━━━ GIVEN INFORMATION ━━━

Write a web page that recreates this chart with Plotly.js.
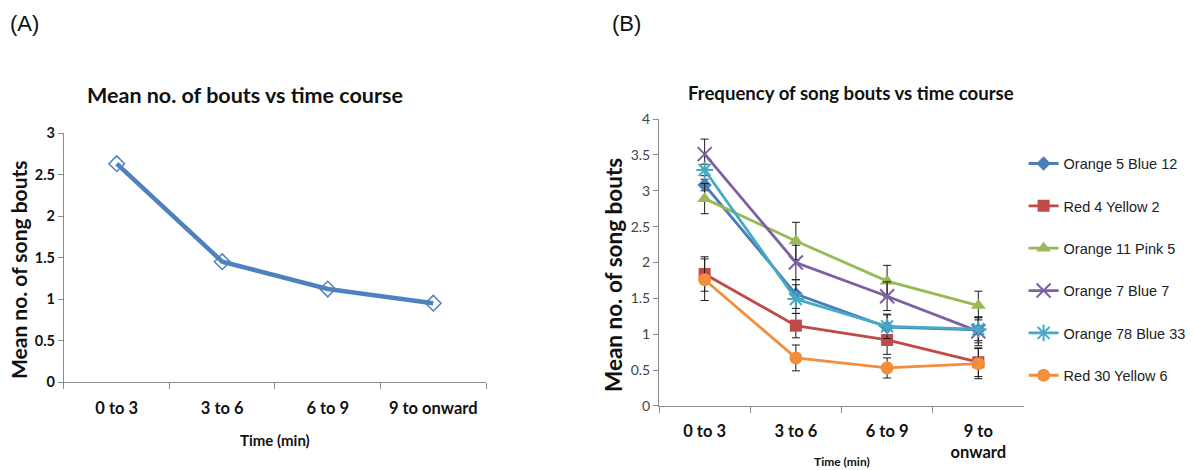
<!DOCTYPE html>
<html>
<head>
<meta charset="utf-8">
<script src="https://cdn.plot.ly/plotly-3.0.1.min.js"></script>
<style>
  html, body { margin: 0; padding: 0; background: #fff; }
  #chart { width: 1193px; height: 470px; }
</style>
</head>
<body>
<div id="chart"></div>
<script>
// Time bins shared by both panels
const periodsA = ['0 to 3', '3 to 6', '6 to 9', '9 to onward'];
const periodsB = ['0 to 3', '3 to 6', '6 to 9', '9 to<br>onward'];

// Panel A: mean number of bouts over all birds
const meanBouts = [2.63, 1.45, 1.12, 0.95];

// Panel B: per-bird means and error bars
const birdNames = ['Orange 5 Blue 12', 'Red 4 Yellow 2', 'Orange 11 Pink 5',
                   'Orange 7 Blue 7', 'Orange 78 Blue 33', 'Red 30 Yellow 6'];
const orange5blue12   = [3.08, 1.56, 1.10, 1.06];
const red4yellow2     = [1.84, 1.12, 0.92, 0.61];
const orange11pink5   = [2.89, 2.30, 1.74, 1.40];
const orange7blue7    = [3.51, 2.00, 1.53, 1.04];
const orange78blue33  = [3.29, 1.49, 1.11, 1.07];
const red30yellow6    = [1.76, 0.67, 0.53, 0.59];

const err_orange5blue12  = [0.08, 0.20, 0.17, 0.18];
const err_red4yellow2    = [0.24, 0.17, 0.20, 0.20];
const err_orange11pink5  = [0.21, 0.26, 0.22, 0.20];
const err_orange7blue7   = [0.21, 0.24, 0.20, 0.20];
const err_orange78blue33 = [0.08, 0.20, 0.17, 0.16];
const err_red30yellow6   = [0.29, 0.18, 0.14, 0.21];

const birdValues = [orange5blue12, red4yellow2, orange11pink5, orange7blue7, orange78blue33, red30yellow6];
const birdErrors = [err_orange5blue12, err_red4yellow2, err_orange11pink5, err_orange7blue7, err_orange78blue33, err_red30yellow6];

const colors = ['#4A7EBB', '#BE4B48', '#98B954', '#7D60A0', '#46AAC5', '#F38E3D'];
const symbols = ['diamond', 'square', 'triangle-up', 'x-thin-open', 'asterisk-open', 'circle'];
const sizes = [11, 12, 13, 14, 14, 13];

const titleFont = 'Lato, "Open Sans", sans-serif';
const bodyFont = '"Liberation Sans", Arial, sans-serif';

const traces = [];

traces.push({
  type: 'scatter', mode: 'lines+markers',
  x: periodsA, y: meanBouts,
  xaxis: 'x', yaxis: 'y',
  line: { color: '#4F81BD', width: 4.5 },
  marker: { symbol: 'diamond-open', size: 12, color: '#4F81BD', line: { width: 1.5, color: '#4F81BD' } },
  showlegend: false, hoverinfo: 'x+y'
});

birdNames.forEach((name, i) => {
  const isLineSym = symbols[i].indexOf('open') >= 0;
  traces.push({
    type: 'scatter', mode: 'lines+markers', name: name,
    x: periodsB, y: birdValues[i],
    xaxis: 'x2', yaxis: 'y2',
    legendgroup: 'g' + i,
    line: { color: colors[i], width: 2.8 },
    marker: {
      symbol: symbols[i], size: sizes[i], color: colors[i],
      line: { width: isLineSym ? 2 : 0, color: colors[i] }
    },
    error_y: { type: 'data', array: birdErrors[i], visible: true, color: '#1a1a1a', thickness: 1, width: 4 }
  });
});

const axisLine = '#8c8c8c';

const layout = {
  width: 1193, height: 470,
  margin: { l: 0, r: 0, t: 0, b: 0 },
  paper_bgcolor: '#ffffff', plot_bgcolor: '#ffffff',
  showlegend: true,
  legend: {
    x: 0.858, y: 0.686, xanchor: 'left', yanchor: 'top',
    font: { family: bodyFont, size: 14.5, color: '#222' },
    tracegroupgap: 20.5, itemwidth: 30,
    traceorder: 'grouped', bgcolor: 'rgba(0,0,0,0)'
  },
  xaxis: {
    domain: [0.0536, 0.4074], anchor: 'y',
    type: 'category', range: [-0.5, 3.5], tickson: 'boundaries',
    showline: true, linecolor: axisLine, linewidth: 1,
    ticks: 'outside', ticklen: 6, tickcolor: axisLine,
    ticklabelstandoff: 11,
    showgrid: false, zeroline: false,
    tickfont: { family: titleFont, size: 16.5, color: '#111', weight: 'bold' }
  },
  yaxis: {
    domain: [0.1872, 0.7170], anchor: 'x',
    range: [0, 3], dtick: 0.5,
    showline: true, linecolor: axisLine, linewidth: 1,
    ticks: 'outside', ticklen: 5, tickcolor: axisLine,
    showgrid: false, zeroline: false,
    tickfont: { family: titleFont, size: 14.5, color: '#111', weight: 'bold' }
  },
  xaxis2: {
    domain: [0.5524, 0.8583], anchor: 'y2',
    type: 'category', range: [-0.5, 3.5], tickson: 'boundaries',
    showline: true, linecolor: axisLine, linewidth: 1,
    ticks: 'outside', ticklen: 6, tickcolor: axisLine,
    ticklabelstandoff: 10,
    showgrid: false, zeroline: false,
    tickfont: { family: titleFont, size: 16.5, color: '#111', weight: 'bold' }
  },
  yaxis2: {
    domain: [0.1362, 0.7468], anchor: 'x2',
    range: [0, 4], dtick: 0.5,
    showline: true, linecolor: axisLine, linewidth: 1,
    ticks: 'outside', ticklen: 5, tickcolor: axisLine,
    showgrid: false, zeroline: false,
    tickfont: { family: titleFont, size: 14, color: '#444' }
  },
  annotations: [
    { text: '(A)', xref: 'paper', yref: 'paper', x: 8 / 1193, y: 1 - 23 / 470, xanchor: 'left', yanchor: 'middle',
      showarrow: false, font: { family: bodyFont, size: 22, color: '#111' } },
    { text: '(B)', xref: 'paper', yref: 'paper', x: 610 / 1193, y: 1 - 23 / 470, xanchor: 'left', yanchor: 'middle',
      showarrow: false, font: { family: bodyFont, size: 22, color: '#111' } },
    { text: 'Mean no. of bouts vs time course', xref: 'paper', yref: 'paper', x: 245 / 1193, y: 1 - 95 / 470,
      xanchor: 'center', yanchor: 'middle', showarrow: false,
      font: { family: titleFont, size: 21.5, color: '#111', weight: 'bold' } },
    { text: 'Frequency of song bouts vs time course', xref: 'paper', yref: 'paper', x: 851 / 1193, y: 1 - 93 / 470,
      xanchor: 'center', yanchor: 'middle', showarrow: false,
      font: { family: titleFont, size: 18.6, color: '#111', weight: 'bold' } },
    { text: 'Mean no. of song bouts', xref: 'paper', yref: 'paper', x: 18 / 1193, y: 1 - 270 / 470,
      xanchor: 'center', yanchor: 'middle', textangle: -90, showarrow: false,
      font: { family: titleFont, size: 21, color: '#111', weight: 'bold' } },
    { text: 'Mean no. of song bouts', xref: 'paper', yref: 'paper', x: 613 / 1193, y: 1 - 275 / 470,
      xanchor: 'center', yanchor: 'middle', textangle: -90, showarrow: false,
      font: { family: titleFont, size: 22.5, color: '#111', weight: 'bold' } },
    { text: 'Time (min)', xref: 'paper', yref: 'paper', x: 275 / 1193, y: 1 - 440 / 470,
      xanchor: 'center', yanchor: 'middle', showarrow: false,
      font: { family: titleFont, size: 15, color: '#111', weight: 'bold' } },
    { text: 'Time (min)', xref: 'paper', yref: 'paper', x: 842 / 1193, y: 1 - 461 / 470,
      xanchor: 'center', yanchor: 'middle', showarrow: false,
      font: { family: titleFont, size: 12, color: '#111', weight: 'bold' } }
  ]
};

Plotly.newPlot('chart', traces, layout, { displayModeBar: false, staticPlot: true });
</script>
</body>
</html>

━━━

• _STATED EXERCISE_
Identify and list each line with the word "chart".

• _ANSWER TO THE PROBLEM_
Write a web page that recreates this chart with Plotly.js.
  #chart { width: 1193px; height: 470px; }
<div id="chart"></div>
Plotly.newPlot('chart', traces, layout, { displayModeBar: false, staticPlot: true });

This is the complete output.